Esa unidad de psiquiatría estaba “decorada” a conciencia. Todo muy gris, con pósters que vieron mejores días hace como veinte años y con una serie de pacientes esperando sacados del atrezzo de la peor película de terror. Ver esas caras consiguió que me hiciera una pregunta que me estuvo acompañado durante mucho tiempo: ¿De verdad yo me veía igual que ellos? Miradas perdidas, gestos de dolor, movimientos involuntarios… ¿Me vería yo igual?
Durante unos minutos sólo pensé en que llegase mi turno y salir corriendo de ese lugar tan espantoso. Llegó mi turno. La consulta en la que me iban a atender era un poco más grande que el aseo de un avión… y no exagero. Un cuchitril lleno de papeles, cajas y trastos en el que habían colocado a duras penas una mesa y dos sillas. Entró un chico joven con su bata blanca correspondiente. Dijo sólo un “hola” que sonó igual a que se hubiese quedado callado. Sin mirarme a la cara en ningún momento preguntó, “¿Por qué estás aquí?” Me dieron ganas de responderle, “De vacaciones, no te jode.” Pero en vez de decir eso, arranqué a llorar de manera desesperada y sólo dije tres palabras, “Odio estar solo.” El imbécil de la bata blanca siguió sin mirarme a la cara y me dio cita con el psiquiatra –con el de verdad- para dos días más tarde. ¿De verdad era necesario pasar por este gilipollas? Si ya venía con el volante por urgencias, ¿qué pintaba el niñato este? ¿Los que tienen que ir a psiquiatría también tienen que pasar un casting? ¿Y yo había pasado el mío o la siguiente cita sería sólo para ver qué tal me sentaba la camisa de fuerza? ¿Tendría las correas a juego con mi color de ojos o iría más con las ojeras?

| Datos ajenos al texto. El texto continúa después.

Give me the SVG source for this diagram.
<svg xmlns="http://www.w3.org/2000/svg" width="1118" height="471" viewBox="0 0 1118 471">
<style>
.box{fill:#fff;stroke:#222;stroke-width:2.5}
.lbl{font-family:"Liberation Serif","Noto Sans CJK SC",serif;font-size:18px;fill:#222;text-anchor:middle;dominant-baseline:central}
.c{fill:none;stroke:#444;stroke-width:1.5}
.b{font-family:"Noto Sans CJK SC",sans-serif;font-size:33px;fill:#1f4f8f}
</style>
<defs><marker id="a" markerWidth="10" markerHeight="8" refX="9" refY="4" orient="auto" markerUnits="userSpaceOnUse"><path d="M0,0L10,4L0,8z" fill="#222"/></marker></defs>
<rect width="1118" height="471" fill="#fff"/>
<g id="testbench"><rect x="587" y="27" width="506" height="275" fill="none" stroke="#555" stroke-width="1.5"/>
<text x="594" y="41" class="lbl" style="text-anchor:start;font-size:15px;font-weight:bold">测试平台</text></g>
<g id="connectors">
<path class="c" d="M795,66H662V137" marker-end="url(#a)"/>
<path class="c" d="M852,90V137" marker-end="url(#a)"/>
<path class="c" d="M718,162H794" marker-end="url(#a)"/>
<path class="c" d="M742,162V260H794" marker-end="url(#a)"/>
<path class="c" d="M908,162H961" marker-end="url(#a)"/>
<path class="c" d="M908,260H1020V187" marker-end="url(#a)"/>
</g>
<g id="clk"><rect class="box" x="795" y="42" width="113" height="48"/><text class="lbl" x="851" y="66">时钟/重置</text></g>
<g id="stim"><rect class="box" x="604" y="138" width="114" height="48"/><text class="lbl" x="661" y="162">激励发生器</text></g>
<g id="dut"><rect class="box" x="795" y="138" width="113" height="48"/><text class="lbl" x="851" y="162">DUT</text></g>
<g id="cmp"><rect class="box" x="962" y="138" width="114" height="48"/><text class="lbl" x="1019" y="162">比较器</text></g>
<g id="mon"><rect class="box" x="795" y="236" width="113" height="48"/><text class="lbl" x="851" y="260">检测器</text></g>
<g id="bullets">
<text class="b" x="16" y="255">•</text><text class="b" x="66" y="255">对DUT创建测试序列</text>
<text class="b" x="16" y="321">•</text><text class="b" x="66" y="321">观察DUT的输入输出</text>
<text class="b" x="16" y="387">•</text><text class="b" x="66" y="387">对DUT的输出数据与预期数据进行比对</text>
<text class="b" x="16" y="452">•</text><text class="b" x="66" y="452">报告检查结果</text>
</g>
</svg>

Pasaron los dos días y volví a la sala de espera del terror. Parecía como si fuesen los mismos pacientes de dos días atrás los que siguiesen sentados en las mismas sillas. Al final iba a ser verdad que eran atrezzo. Llegó mi turno y pude conocer al que fue mi psiquiatra durante los siguientes meses. Un abuelete con cara de bueno y tono de voz fuerte y convincente. Los primeros minutos fueron los mismos que los de los días anteriores. Un llanto descontrolado y las mismas palabras sobre mi rechazo a la soledad. El psiquiatra supo desde el primer minuto de mi homosexualidad y de mis diferentes peripecias recorriendo España para nada. Lo primero que me dijo fue que esa parte del luto había que pasarla sí o sí, que era ley de vida nos gustara o no. Lo segundo que me dijo fue preguntarme sobre mis amigos y amigas y hacerme prometerle que tendría más contacto con ellos. Luego me recetó un arsenal de pastillas. Y para despedirse me dijo algo que todavía recuerdo a la perfección: “Sal con tus amigos. Mariconea. Arréglate, sal, liga y vuelve a mariconear. No te quedes en casa, hombre.” Me dio un apretón de manos bien fuerte y me dio cita para dos meses después.
Iba camino de la oficina y me di cuenta que las palabras del psiquiatra me habían encantado. Y que hacía un buen rato que no me preocupaba ni por nada ni por nadie que me pudiera hacer llorar. Tampoco tenía ganas de llorar.